§ **DIRECTION**
Return each line that holds the word "this".

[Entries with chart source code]
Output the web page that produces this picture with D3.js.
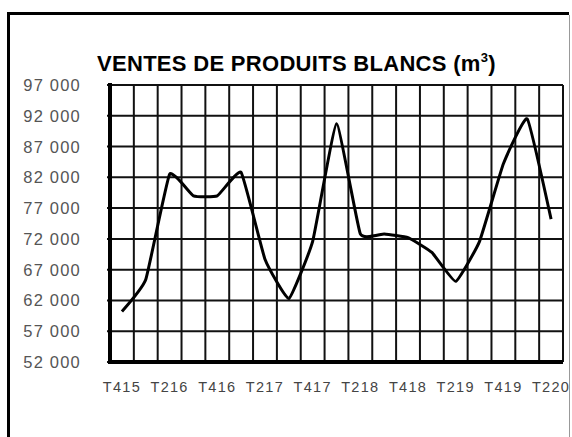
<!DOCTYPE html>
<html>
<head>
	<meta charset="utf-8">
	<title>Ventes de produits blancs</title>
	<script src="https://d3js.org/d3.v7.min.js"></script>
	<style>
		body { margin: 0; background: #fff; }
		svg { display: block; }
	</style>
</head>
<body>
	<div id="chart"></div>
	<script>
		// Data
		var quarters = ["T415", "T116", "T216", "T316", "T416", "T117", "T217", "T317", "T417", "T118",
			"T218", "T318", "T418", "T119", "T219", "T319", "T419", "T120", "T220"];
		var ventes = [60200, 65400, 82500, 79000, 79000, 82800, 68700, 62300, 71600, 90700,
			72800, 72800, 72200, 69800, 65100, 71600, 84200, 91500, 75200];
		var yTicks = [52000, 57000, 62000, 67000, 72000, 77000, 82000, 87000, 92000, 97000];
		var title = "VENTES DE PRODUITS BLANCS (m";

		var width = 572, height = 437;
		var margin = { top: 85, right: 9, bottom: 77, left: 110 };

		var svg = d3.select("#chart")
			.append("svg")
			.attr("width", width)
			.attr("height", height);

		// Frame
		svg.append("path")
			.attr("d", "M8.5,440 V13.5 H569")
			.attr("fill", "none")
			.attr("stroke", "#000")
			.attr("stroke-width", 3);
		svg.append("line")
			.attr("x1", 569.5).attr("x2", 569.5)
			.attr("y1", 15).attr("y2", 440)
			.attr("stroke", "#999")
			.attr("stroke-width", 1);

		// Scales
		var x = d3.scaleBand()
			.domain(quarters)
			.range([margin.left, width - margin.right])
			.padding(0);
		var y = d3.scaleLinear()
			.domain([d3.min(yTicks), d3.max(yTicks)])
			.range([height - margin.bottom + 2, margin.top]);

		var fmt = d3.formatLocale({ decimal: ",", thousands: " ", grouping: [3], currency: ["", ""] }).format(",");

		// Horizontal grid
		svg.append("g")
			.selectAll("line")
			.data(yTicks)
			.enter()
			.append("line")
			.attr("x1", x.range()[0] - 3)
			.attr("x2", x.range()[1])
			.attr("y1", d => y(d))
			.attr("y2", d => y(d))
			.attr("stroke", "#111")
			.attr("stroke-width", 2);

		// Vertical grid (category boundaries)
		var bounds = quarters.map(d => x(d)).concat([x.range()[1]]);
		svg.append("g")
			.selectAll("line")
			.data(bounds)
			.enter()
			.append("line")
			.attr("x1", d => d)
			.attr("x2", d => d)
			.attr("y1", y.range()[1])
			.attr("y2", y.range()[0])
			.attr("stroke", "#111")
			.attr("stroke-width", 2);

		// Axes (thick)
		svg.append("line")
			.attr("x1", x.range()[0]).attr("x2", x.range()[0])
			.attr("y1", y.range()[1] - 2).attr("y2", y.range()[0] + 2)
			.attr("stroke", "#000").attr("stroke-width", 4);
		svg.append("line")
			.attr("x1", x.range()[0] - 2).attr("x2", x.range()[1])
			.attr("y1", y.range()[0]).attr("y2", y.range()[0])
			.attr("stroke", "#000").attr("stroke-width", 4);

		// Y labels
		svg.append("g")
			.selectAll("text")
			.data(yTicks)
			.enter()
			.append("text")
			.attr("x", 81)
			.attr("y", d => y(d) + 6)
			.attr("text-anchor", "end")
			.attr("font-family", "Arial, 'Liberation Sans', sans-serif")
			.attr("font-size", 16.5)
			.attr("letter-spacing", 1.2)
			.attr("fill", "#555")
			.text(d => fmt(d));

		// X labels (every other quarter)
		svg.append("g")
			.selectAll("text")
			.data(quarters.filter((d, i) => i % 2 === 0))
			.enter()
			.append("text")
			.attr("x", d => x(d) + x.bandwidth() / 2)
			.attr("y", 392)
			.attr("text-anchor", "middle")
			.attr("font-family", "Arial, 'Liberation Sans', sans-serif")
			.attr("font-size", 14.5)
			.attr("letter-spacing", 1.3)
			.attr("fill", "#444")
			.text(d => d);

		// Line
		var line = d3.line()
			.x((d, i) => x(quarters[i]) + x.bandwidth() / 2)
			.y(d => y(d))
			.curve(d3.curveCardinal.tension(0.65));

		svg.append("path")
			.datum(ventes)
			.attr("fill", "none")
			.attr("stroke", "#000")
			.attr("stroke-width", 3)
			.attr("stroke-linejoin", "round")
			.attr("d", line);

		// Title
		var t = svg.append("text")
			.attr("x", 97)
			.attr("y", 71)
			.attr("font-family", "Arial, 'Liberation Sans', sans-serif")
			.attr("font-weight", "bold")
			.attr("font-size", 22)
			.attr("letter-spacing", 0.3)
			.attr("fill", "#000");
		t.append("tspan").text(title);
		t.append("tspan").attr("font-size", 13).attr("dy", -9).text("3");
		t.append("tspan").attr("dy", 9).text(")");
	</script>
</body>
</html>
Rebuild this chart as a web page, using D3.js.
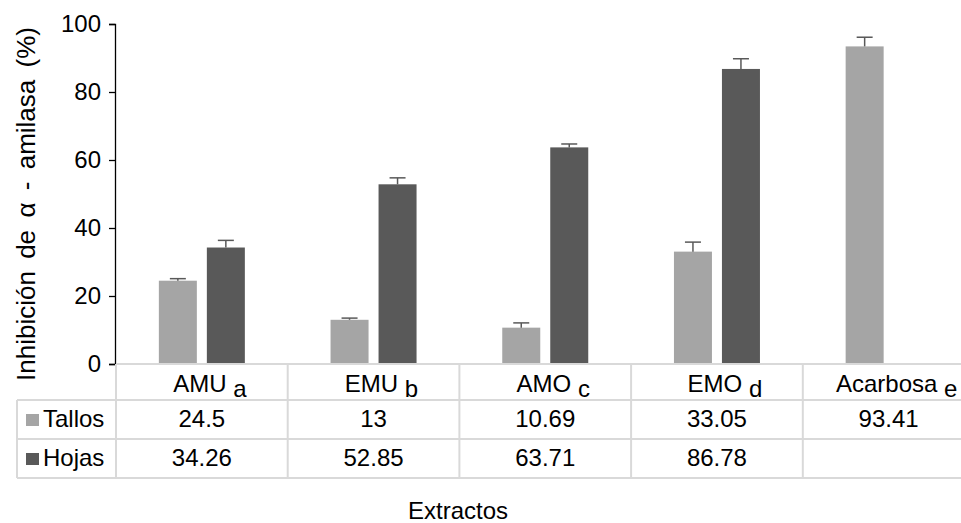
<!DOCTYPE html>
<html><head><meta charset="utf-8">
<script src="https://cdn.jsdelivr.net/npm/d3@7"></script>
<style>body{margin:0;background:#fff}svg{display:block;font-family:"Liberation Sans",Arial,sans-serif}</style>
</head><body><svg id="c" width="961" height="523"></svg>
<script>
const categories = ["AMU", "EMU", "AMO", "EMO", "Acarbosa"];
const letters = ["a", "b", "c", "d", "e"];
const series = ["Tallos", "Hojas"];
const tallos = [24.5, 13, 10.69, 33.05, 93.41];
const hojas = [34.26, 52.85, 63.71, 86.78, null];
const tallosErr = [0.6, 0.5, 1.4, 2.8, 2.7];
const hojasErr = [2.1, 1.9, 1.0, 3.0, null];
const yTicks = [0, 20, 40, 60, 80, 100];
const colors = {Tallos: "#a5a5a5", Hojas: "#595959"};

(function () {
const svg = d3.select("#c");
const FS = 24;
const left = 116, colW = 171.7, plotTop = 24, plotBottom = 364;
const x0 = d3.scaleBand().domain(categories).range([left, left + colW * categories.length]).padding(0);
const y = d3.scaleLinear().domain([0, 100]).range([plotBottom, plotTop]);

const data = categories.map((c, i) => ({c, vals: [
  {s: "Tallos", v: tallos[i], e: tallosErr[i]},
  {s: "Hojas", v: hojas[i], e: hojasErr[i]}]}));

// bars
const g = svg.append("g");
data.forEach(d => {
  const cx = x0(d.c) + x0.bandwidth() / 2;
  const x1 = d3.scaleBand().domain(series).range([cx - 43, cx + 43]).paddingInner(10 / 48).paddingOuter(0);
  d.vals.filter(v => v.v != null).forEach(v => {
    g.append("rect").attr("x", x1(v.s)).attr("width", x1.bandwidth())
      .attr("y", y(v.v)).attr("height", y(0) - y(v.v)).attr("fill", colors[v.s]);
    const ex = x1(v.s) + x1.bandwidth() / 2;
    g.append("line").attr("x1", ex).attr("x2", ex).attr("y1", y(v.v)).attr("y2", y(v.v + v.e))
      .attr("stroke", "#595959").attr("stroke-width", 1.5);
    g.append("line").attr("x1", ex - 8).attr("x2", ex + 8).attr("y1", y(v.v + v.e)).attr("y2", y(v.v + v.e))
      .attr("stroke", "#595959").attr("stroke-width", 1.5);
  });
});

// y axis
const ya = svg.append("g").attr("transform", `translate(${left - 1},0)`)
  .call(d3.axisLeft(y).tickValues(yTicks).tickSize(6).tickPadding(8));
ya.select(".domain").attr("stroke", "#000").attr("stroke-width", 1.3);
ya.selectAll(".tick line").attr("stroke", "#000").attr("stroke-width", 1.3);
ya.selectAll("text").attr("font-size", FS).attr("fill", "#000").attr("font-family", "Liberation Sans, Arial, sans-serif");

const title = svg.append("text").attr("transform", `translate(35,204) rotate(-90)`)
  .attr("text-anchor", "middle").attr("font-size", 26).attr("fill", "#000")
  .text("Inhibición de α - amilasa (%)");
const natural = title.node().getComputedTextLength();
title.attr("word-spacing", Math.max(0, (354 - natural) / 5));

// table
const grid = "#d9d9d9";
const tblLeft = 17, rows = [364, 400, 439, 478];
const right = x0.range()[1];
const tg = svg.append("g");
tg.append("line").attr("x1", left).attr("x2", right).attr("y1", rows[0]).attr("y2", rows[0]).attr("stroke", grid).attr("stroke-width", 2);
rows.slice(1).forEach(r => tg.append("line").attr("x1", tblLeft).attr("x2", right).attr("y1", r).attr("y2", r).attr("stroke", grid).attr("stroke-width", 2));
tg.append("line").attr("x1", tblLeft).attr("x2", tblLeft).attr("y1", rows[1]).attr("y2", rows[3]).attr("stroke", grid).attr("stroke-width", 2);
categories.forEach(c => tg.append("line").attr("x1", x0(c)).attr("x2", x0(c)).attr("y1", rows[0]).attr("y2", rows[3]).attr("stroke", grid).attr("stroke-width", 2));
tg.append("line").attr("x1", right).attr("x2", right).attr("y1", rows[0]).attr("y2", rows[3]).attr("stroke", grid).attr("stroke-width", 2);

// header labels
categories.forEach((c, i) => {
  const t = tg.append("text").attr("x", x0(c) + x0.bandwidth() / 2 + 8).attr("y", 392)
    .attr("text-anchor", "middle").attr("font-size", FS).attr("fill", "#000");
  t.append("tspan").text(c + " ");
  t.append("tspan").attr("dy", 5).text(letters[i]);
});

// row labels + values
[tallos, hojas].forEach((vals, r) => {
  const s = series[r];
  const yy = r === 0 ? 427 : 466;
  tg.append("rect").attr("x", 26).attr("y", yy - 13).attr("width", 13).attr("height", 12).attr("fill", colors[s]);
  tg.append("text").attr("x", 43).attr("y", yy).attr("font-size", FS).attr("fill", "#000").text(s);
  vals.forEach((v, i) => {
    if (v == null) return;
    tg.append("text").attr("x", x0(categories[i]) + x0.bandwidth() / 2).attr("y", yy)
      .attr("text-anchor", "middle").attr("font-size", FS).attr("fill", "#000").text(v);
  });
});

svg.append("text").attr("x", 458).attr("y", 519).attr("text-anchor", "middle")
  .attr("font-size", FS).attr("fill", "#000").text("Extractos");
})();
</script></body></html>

§ **TASK RESPONSE**
Output the web page that produces this picture with D3.js.
Rebuild this chart as a web page, using D3.js.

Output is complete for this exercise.